Teams can overbuild the harness before proving the product problem. They can create elaborate context infrastructure for workflows that do not matter. They can turn product discovery into endless process instead of shipping a thin slice.

The point is not to add ceremony. The point is to know which loop is currently the bottleneck.

Sometimes the bottleneck is product judgment. The team is automating the wrong workflow.

Sometimes it is context. The agent has tools, but not the product memory needed to use them well.

Sometimes it is harness.

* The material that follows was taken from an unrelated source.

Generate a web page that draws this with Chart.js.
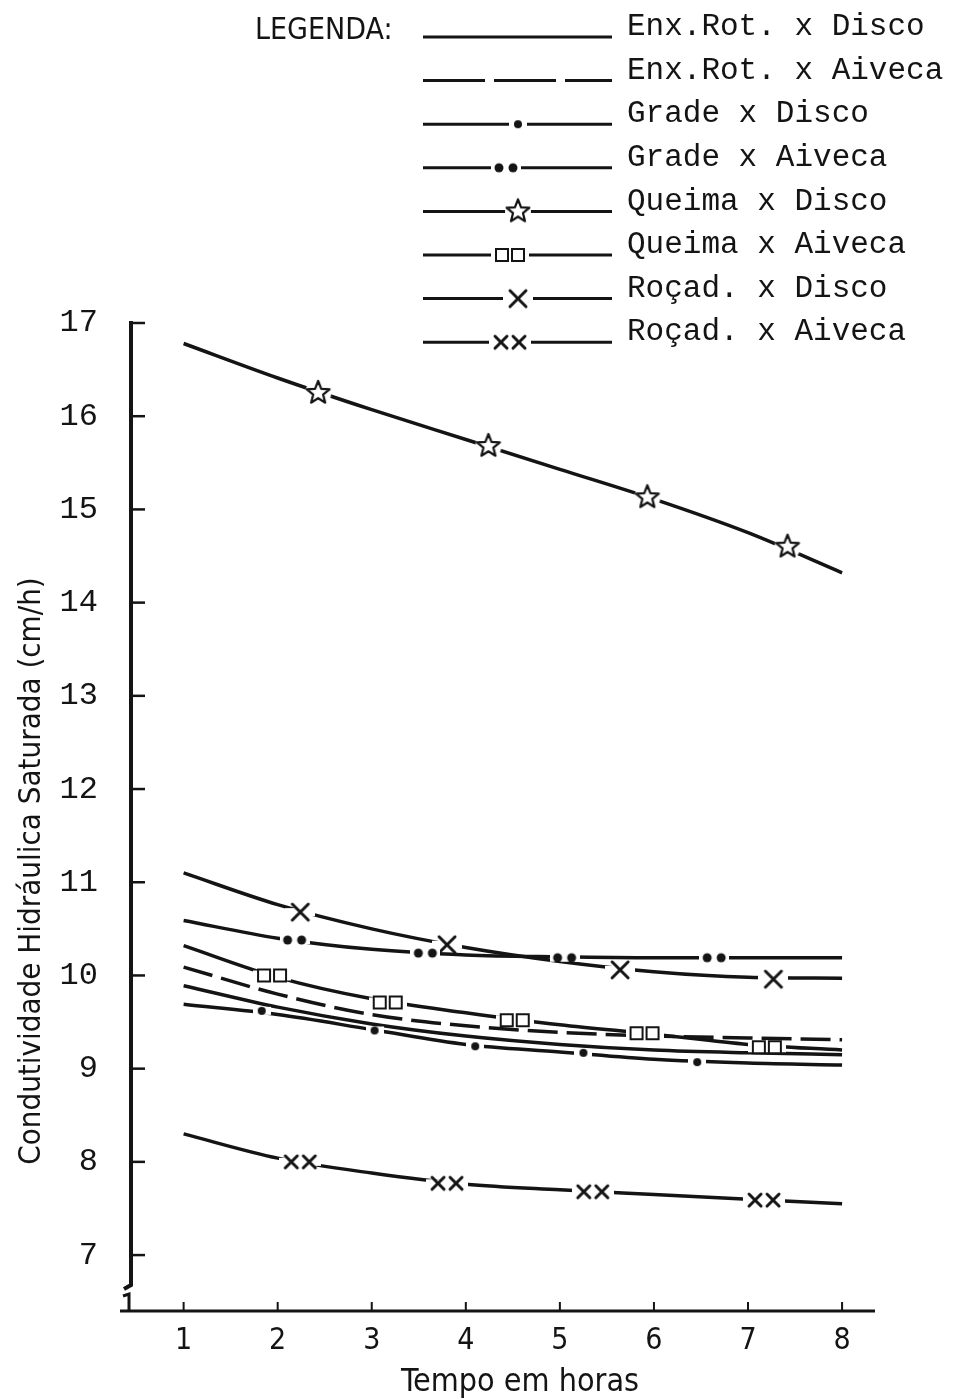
<!DOCTYPE html>
<html>
<head>
<meta charset="utf-8">
<script src="https://cdn.jsdelivr.net/npm/chart.js@4.4.1/dist/chart.umd.min.js"></script>
<style>
  html, body { margin: 0; padding: 0; background: #fff; }
  #chart { display: block; }
</style>
</head>
<body>
<canvas id="chart" width="954" height="1398"></canvas>
<script>
/* =========================
   DATA
========================= */

const hours = [1, 2, 3, 4, 5, 6, 7, 8];
const xTickLabels = ["1", "2", "3", "4", "5", "6", "7", "8"];
const yTickLabels = ["7", "8", "9", "10", "11", "12", "13", "14", "15", "16", "17"];

const seriesNames = [
    "Enx.Rot. x Disco",
    "Enx.Rot. x Aiveca",
    "Grade x Disco",
    "Grade x Aiveca",
    "Queima x Disco",
    "Queima x Aiveca",
    "Roçad. x Disco",
    "Roçad. x Aiveca"
];

const enxRotDisco   = [9.89, 9.66, 9.48, 9.35, 9.26, 9.20, 9.17, 9.15];
const enxRotAiveca  = [10.09, 9.80, 9.58, 9.46, 9.39, 9.35, 9.33, 9.31];
const gradeDisco    = [9.69, 9.58, 9.42, 9.26, 9.18, 9.10, 9.06, 9.04];
const gradeAiveca   = [10.59, 10.40, 10.28, 10.22, 10.20, 10.19, 10.19, 10.19];
const queimaDisco   = [16.78, 16.41, 16.07, 15.75, 15.43, 15.11, 14.75, 14.32];
const queimaAiveca  = [10.32, 9.98, 9.75, 9.60, 9.47, 9.37, 9.26, 9.20];
const rocadDisco    = [11.10, 10.76, 10.50, 10.30, 10.15, 10.04, 9.98, 9.97];
const rocadAiveca   = [8.30, 8.04, 7.88, 7.76, 7.70, 7.65, 7.60, 7.55];

/* marker positions (hours, cm/h) */
const gradeDiscoMarksX   = [1.83, 3.03, 4.10, 5.25, 6.46];
const gradeDiscoMarksY   = [9.62, 9.41, 9.24, 9.17, 9.07];
const gradeAivecaMarksX  = [2.18, 3.57, 5.05, 6.64];
const gradeAivecaMarksY  = [10.38, 10.24, 10.19, 10.19];
const queimaDiscoMarksX  = [2.43, 4.24, 5.93, 7.42];
const queimaDiscoMarksY  = [16.25, 15.68, 15.13, 14.60];
const queimaAivecaMarksX = [1.94, 3.17, 4.52, 5.90, 7.20];
const queimaAivecaMarksY = [10.00, 9.71, 9.52, 9.38, 9.23];
const rocadDiscoMarksX   = [2.24, 3.80, 5.64, 7.27];
const rocadDiscoMarksY   = [10.68, 10.33, 10.06, 9.96];
const rocadAivecaMarksX  = [2.24, 3.80, 5.35, 7.17];
const rocadAivecaMarksY  = [8.00, 7.77, 7.68, 7.59];

/* =========================
   STYLE
========================= */

const ink = "#141414";
const narrow = "'Liberation Sans Narrow', 'DejaVu Sans Condensed', 'Liberation Sans', sans-serif";
const mono = "'Liberation Mono', 'DejaVu Sans Mono', monospace";

/* =========================
   MARKER GLYPHS
========================= */

function makeMark(w, h, draw) {
    let c = document.createElement("canvas");
    c.width = w;
    c.height = h;
    let g = c.getContext("2d");
    g.strokeStyle = ink;
    g.fillStyle = ink;
    g.lineCap = "round";
    draw(g, w, h);
    return c;
}

function whiteBand(g, w, h, bh) {
    g.save();
    g.fillStyle = "#fff";
    g.fillRect(0, (h - bh) / 2, w, bh);
    g.restore();
}

function cross(g, cx, cy, r) {
    g.lineWidth = 3;
    g.beginPath();
    g.moveTo(cx - r, cy - r); g.lineTo(cx + r, cy + r);
    g.moveTo(cx + r, cy - r); g.lineTo(cx - r, cy + r);
    g.stroke();
}

const dotMark = makeMark(18, 12, (g, w, h) => {
    whiteBand(g, w, h, 8);
    g.beginPath(); g.arc(w / 2, h / 2, 4, 0, Math.PI * 2); g.fill();
});

const dotsMark = makeMark(30, 14, (g, w, h) => {
    whiteBand(g, w, h, 8);
    [w / 2 - 7, w / 2 + 7].forEach(cx => {
        g.beginPath(); g.arc(cx, h / 2, 4.5, 0, Math.PI * 2); g.fill();
    });
});

const starMark = makeMark(30, 30, (g, w, h) => {
    g.save();
    g.fillStyle = "#fff";
    g.beginPath(); g.arc(w / 2, h / 2, 13, 0, Math.PI * 2); g.fill();
    g.restore();
    g.beginPath();
    for (let i = 0; i < 10; i++) {
        let r = i % 2 === 0 ? 12 : 5.2;
        let a = -Math.PI / 2 + i * Math.PI / 5;
        let px = w / 2 + r * Math.cos(a), py = h / 2 + r * Math.sin(a);
        i === 0 ? g.moveTo(px, py) : g.lineTo(px, py);
    }
    g.closePath();
    g.lineWidth = 2.2;
    g.lineJoin = "round";
    g.stroke();
});

const squaresMark = makeMark(38, 18, (g, w, h) => {
    whiteBand(g, w, h, 10);
    g.lineWidth = 2;
    [w / 2 - 8, w / 2 + 8].forEach(cx => {
        g.strokeRect(cx - 6, h / 2 - 6, 12, 12);
    });
});

const crossMark = makeMark(30, 24, (g, w, h) => {
    whiteBand(g, w, h, 8);
    cross(g, w / 2, h / 2, 8);
});

const crossesMark = makeMark(42, 20, (g, w, h) => {
    whiteBand(g, w, h, 8);
    cross(g, w / 2 - 9, h / 2, 6);
    cross(g, w / 2 + 9, h / 2, 6);
});

/* =========================
   DATASETS
========================= */

function pairs(xs, ys) {
    return xs.map((x, i) => ({ x: x, y: ys[i] }));
}

function curve(label, values, dash) {
    return {
        label: label,
        data: hours.map((h, i) => ({ x: h, y: values[i] })),
        borderColor: ink,
        borderWidth: 3.5,
        borderDash: dash || [],
        pointRadius: 0,
        cubicInterpolationMode: "monotone",
        fill: false,
        order: 2
    };
}

function marks(label, xs, ys, glyph) {
    return {
        label: label,
        data: pairs(xs, ys),
        showLine: false,
        pointStyle: glyph,
        pointRadius: 5,
        order: 1
    };
}

const lineSets = [
    curve(seriesNames[0], enxRotDisco),
    curve(seriesNames[1], enxRotAiveca, [30, 9]),
    curve(seriesNames[2], gradeDisco),
    curve(seriesNames[3], gradeAiveca),
    curve(seriesNames[4], queimaDisco),
    curve(seriesNames[5], queimaAiveca),
    curve(seriesNames[6], rocadDisco),
    curve(seriesNames[7], rocadAiveca)
];

const markSets = [
    marks(seriesNames[2], gradeDiscoMarksX, gradeDiscoMarksY, dotMark),
    marks(seriesNames[3], gradeAivecaMarksX, gradeAivecaMarksY, dotsMark),
    marks(seriesNames[4], queimaDiscoMarksX, queimaDiscoMarksY, starMark),
    marks(seriesNames[5], queimaAivecaMarksX, queimaAivecaMarksY, squaresMark),
    marks(seriesNames[6], rocadDiscoMarksX, rocadDiscoMarksY, crossMark),
    marks(seriesNames[7], rocadAivecaMarksX, rocadAivecaMarksY, crossesMark)
];

/* legend samples: glyph and where it sits on the 423..612 line */
const legendGlyphs = [null, null, dotMark, dotsMark, starMark, squaresMark, crossMark, crossesMark];
const legendGlyphX = [0, 0, 518, 506, 518, 510, 518, 510];

/* =========================
   AXES, TITLES, LEGEND
========================= */

const decor = {
    id: "decor",
    afterDraw(chart) {
        const { ctx, chartArea: a, scales } = chart;
        const x = scales.x, y = scales.y;
        ctx.save();
        ctx.strokeStyle = ink;
        ctx.fillStyle = ink;
        ctx.lineCap = "butt";

        /* y axis with break near the bottom */
        ctx.lineWidth = 4;
        ctx.beginPath();
        ctx.moveTo(a.left + 1, a.top - 2);
        ctx.lineTo(a.left + 1, a.bottom - 26);
        ctx.lineTo(a.left - 6, a.bottom - 22);
        ctx.stroke();
        ctx.lineWidth = 3;
        ctx.beginPath();
        ctx.moveTo(a.left - 7, a.bottom - 15);
        ctx.lineTo(a.left - 1, a.bottom - 17);
        ctx.lineTo(a.left - 1, a.bottom);
        ctx.stroke();

        /* x axis */
        ctx.lineWidth = 3;
        ctx.beginPath();
        ctx.moveTo(a.left - 10, a.bottom);
        ctx.lineTo(a.right, a.bottom);
        ctx.stroke();

        /* inner tick marks */
        ctx.lineWidth = 2.5;
        y.ticks.forEach(t => {
            let py = y.getPixelForValue(t.value);
            ctx.beginPath(); ctx.moveTo(a.left, py); ctx.lineTo(a.left + 15, py); ctx.stroke();
        });
        ctx.lineWidth = 2;
        x.ticks.forEach(t => {
            let px = x.getPixelForValue(t.value);
            ctx.beginPath(); ctx.moveTo(px, a.bottom); ctx.lineTo(px, a.bottom - 9); ctx.stroke();
        });

        /* axis titles */
        ctx.textAlign = "center";
        ctx.textBaseline = "middle";
        ctx.font = "32px " + narrow;
        ctx.fillText("Tempo em horas", 520, 1383);
        ctx.save();
        ctx.translate(32, 871);
        ctx.rotate(-Math.PI / 2);
        ctx.font = "31px " + narrow;
        ctx.fillText("Condutividade Hidráulica Saturada (cm/h)", 0, 0);
        ctx.restore();

        /* legend */
        ctx.textAlign = "left";
        ctx.font = "30px " + narrow;
        ctx.fillText("LEGENDA:", 255, 31);
        ctx.font = "31px " + mono;
        lineSets.forEach((ds, i) => {
            let ly = 37 + i * 43.6;
            ctx.lineWidth = 3;
            ctx.setLineDash(i === 1 ? [62, 9] : []);
            ctx.beginPath(); ctx.moveTo(423, ly); ctx.lineTo(612, ly); ctx.stroke();
            ctx.setLineDash([]);
            let glyph = legendGlyphs[i];
            if (glyph) {
                ctx.drawImage(glyph, legendGlyphX[i] - glyph.width / 2, ly - glyph.height / 2);
            }
            ctx.fillText(ds.label, 627, ly - 10);
        });

        ctx.restore();
    }
};

/* =========================
   CHART
========================= */

new Chart(document.getElementById("chart"), {
    type: "line",
    data: { datasets: markSets.concat(lineSets) },
    options: {
        responsive: false,
        animation: false,
        devicePixelRatio: 1,
        layout: { padding: { top: 323, right: 79, left: 0, bottom: 0 } },
        plugins: {
            legend: { display: false },
            tooltip: { enabled: false }
        },
        scales: {
            x: {
                type: "linear",
                min: 0.43,
                max: 8.35,
                afterBuildTicks: s => { s.ticks = hours.map(v => ({ value: v })); },
                afterFit: s => { s.height = 87; },
                grid: { display: false, drawTicks: false },
                border: { display: false },
                ticks: {
                    color: ink,
                    padding: 12,
                    font: { family: narrow, size: 30 },
                    callback: (v, i) => xTickLabels[i]
                }
            },
            y: {
                type: "linear",
                min: 6.4,
                max: 17,
                afterBuildTicks: s => { s.ticks = yTickLabels.map(v => ({ value: Number(v) })); },
                afterFit: s => { s.width = 130; },
                grid: { display: false, drawTicks: false },
                border: { display: false },
                ticks: {
                    color: ink,
                    padding: 32,
                    font: { family: mono, size: 32 },
                    callback: (v, i) => yTickLabels[i]
                }
            }
        }
    },
    plugins: [decor]
});
</script>
</body>
</html>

The agent can produce plausible work, but the team cannot verify it cheaply enough to trust it.

A Practical Checklist

Before calling a workflow AI-native, ask three sets of questions.

Product loop:

  • Who is the user or operator?
  • What pain are we reducing?
  • What hypothesis are we testing?
  • What is the smallest useful slice?
  • What metric or signal will tell us it worked?
  • What should stay human-owned?

Context loop:

  • What does the agent need to know before touching tools or code?
  • Where does that context live?
  • How is it updated?
  • How is stale context pruned?
  • What raw evidence should be compressed into durable memory?
  • Which context is task-specific and which is system-level?

Harness loop:

  • What checks run before a human reviews the output?
  • What tests, evals, contracts, or approval gates protect the workflow?
  • What evidence does the agent attach to its result?
  • How do we observe failures in production?
  • How do failures become new tests, evals, or context updates?

This is the part of AI engineering that will become more valuable as code generation improves.

The engineer’s job is not only to produce code. It is to shape the problem, maintain the memory, and design the verification loop that makes AI work usable in a real system.

Developers are not dead.

Developers who only translate tickets into code are becoming easier to replace.

The future senior engineer owns the loops around the code.